SUSTAINair project circular aviation economy.

Photo Credit: RTDS Group

SUSTAINair co-ordinator Roither adds that the project aims to develop near net-shape components (manufactured as close to the size and the shape of the finished product) for the aviation industry to reduce the buy-to-fly ratio close to one, which is imperative if more material is used along the chain than is discarded. This is obtained by using recently invented nano-eutectic aluminium alloys at AIT-LKR in combination with advanced high pressure die-casting technologies. “Such processing is known in the automotive industry as ‘quick and efficient.’ SUSTAINair’s adapted technique and materials will make the manufacturing of aerospace components ‘quick, efficient and clean,’” Roither says.


Novel aerospace structures to reduce weight, CO2 emissions

Novel metal alloys and composite materials, such as carbon fiber-reinforced polymers (CFRP), are used to reduce mass and increase aerodynamic efficiency, improving fuel consumption during flight operations, and therefore reducing emissions. Minor changes to the materials or to the aircraft structure can have major results when it comes to fuel consumption.

With that in mind, SUSTAINair consortium partners are expected to develop not only novel materials for a flexible wing, but also techniques for the integration of sensors in the material used in such aircraft components. For example, the monitoring of real-time data enables the operators to adjust the flightpath of an airplane resulting in lower fuel consumption, while increasing the safety and the reliability of aero-structures, as well as reducing maintenance costs.

Such a combination of metal and composite materials does not come without technological challenges to joining and repair operations, however, as well as for circular approaches in the EOL process. “What is unique about SUSTAINair is that the design process will be formed to allow for innovative techniques along the value chain which will give the material a longer life with more value, accounting for EOL disassembly and upcycling,” says Chiara Bisagni, professor in aerospace structures and AIAA Fellow, at TU Delft, Netherlands. 

Disassembly robot to enhance recyclability

Aircraft consist of many parts from various materials that need to be joined. Currently the joining is done by using rivets, which are difficult to remove. This makes separation, and the efficient recycling of aircraft components challenging and costly to the point of being not economically viable. Rivets also make aircraft heavier, negatively affecting fuel consumption. The particular expertise of project partners in welding and in other joining techniques could ultimately eliminate the need for rivets. According to project partners, this innovation cannot be adopted without changes to the current standards given by aviation authorities such as EASA. 

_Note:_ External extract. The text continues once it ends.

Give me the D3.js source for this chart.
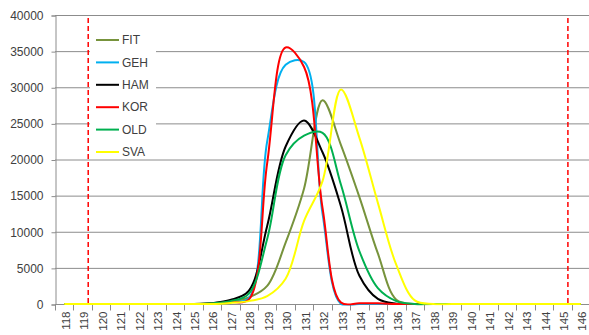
<!DOCTYPE html>
<html>
<head>
<meta charset="utf-8">
<script src="https://cdn.jsdelivr.net/npm/d3@7"></script>
<style>
  body { margin: 0; background: #fff; }
  text { font-family: "Liberation Sans", Arial, sans-serif; fill: #404040; }
</style>
</head>
<body>
<svg id="chart" width="589" height="335"></svg>
<script>
// Category axis labels
const categories = [118,119,120,121,122,123,124,125,126,127,128,129,130,131,132,
                    133,134,135,136,137,138,139,140,141,142,143,144,145,146];

// Series values, one per category
const fitValues = [0,0,0,0,0,0,0,0, 100,350,900,2500,8500,16000,28200,22000,14800,7000,600,0, 0,0,0,0,0,0,0,0,0];
const gehValues = [0,0,0,0,0,0,0,0, 80,300,800,22500,33100,33500,12500,0,0,0,0,0, 0,0,0,0,0,0,0,0,0];
const hamValues = [0,0,0,0,0,0,0,0, 120,550,1800,10800,21800,25400,21000,13500,3900,700,50,0, 0,0,0,0,0,0,0,0,0];
const korValues = [0,0,0,0,0,0,0,0, 60,250,600,19500,35500,32800,13300,200,100,100,0,0, 0,0,0,0,0,0,0,0,0];
const oldValues = [0,0,0,0,0,0,0,0, 100,400,1400,9000,20600,23300,23700,16500,7300,2200,400,0, 0,0,0,0,0,0,0,0,0];
const svaValues = [0,0,0,0,0,0,0,0, 0,150,400,1100,3500,11500,17000,29700,23000,14000,5400,500, 0,0,0,0,0,0,0,0,0];

const seriesNames  = ["FIT", "GEH", "HAM", "KOR", "OLD", "SVA"];
const seriesValues = [fitValues, gehValues, hamValues, korValues, oldValues, svaValues];
const seriesColors = ["#77933C", "#00B0F0", "#000000", "#FF0000", "#00B050", "#FFFF00"];

const yTicks = [0, 5000, 10000, 15000, 20000, 25000, 30000, 35000, 40000];

// Vertical limit markers (in category units)
const limitLines = [119.3, 145.3];

// ---- layout ----
const svg = d3.select("#chart");
const plotLeft = 55, plotTop = 15, plotBottom = 304, bandW = 18.45;
const plotRight = plotLeft + bandW * categories.length;
const gridColor = "#8c8c8c";

const x = d3.scaleBand().domain(categories).range([plotLeft, plotRight]).padding(0);
const xv = d3.scaleLinear()
  .domain([categories[0] - 0.5, categories[categories.length - 1] + 0.5])
  .range([plotLeft, plotRight]);
const y = d3.scaleLinear().domain([0, 40000]).range([plotBottom, plotTop]);

// Horizontal gridlines
svg.append("g").selectAll("line")
  .data(yTicks.filter(d => d > 0))
  .join("line")
  .attr("x1", plotLeft).attr("x2", plotRight)
  .attr("y1", d => y(d) + 0.5).attr("y2", d => y(d) + 0.5)
  .attr("stroke", gridColor).attr("stroke-width", 1);

// Y axis
const yAxis = svg.append("g")
  .attr("transform", `translate(${plotLeft + 0.5},0.5)`)
  .call(d3.axisLeft(y).tickValues(yTicks).tickSize(4).tickPadding(8).tickFormat(d3.format("d")));
yAxis.select(".domain").attr("stroke", gridColor);
yAxis.selectAll(".tick line").attr("stroke", gridColor);
yAxis.selectAll(".tick text")
  .style("font-size", "12px")
  .style("font-family", "'Liberation Sans', Arial, sans-serif")
  .attr("fill", "#404040");

// X axis: baseline, boundary ticks, rotated labels
const xAxis = svg.append("g").attr("transform", `translate(0,${plotBottom + 0.5})`);
xAxis.append("line")
  .attr("x1", plotLeft).attr("x2", plotRight)
  .attr("stroke", gridColor);
xAxis.selectAll("line.tk")
  .data(categories.map(c => x(c)).concat([plotRight]))
  .join("line").attr("class", "tk")
  .attr("x1", d => Math.round(d) + 0.5).attr("x2", d => Math.round(d) + 0.5)
  .attr("y1", 0).attr("y2", 6)
  .attr("stroke", gridColor);
xAxis.selectAll("text")
  .data(categories)
  .join("text")
  .attr("transform", d => `translate(${x(d) + bandW / 2 + 1.6},7) rotate(-90)`)
  .attr("text-anchor", "end")
  .attr("dy", "0.35em")
  .style("font-size", "11.5px")
  .text(d => d);

// Legend backdrop
const legendX = 96, legendY = 40, legendStep = 22.4;
svg.append("rect")
  .attr("x", 90).attr("y", 28).attr("width", 66).attr("height", 129)
  .attr("fill", "#fff");

// Limit markers
svg.append("g").selectAll("line")
  .data(limitLines)
  .join("line")
  .attr("x1", d => xv(d)).attr("x2", d => xv(d))
  .attr("y1", 18).attr("y2", plotBottom)
  .attr("stroke", "#FF0000").attr("stroke-width", 1.5)
  .attr("stroke-dasharray", "5,3");

// Series lines (smoothed)
svg.append("clipPath").attr("id", "plotClip")
  .append("rect")
  .attr("x", plotLeft).attr("y", 0)
  .attr("width", plotRight - plotLeft).attr("height", plotBottom + 1.5);

const line = d3.line()
  .x((d, i) => x(categories[i]) + bandW / 2)
  .y(d => y(d))
  .curve(d3.curveCatmullRom.alpha(0.5));

svg.append("g").attr("clip-path", "url(#plotClip)")
  .selectAll("path")
  .data(seriesValues)
  .join("path")
  .attr("d", d => line(d))
  .attr("fill", "none")
  .attr("stroke", (d, i) => seriesColors[i])
  .attr("stroke-width", 2)
  .attr("stroke-linejoin", "round");

// Legend entries
const legend = svg.append("g");
seriesNames.forEach((name, i) => {
  const ly = legendY + i * legendStep;
  legend.append("line")
    .attr("x1", legendX).attr("x2", legendX + 23)
    .attr("y1", ly).attr("y2", ly)
    .attr("stroke", seriesColors[i]).attr("stroke-width", 2);
  legend.append("text")
    .attr("x", legendX + 26).attr("y", ly)
    .attr("dy", "0.35em")
    .style("font-size", "12px")
    .text(name);
});
</script>
</body>
</html>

Introducing Industry 4.0 technology in aircraft EOL processing, the SUSTAINair project is to also develop a robot head that automatically detects and removes rivets, enabling alloy separation and hence higher value recycled aircraft material. “To support the joining and removing activities, INVENT has developed a new technology to realize damage-free separation of adhesive bonded composite components. SUSTAINair gives us the opportunity to further on develop it,” adds Jesper de Wit, SUSTAINair project manager at INVENT.


On Flightpath 2050

The project partners are on the forefront of circular aviation pursuing objectives set by the EU Green Deal and Flightpath 2050. The technological innovations brought about by the transition to a circular economy can be seen as a pathway for tackling the economic effects of the COVID-19 pandemic in industries along the entire aviation component supply chain.

The partners of the project are: AIT-LKR Leichtmetallkompetenzzentrum Ranshofen GmbH (Austria), Netherlands Aerospace Centre – NLR (Netherlands), Deutsches Zentrum für Luft- und Raumfahrt e.V. – DLR (Germany), JOANNEUM RESEARCH (Austria), Johannes Kepler University Linz (Austria), Delft University of Technology (Netherlands), AEROCIRCULAR (Belgium), INOCON Technologie GmbH (Austria), INVENT GmbH (Germany), Dutch Thermoplastic Components B.V. (Netherlands), RTDS Association (Austria)

This SUSTAINair project has received funding from the European Union's Horizon 2020 research and innovation program under grant agreement 101006952.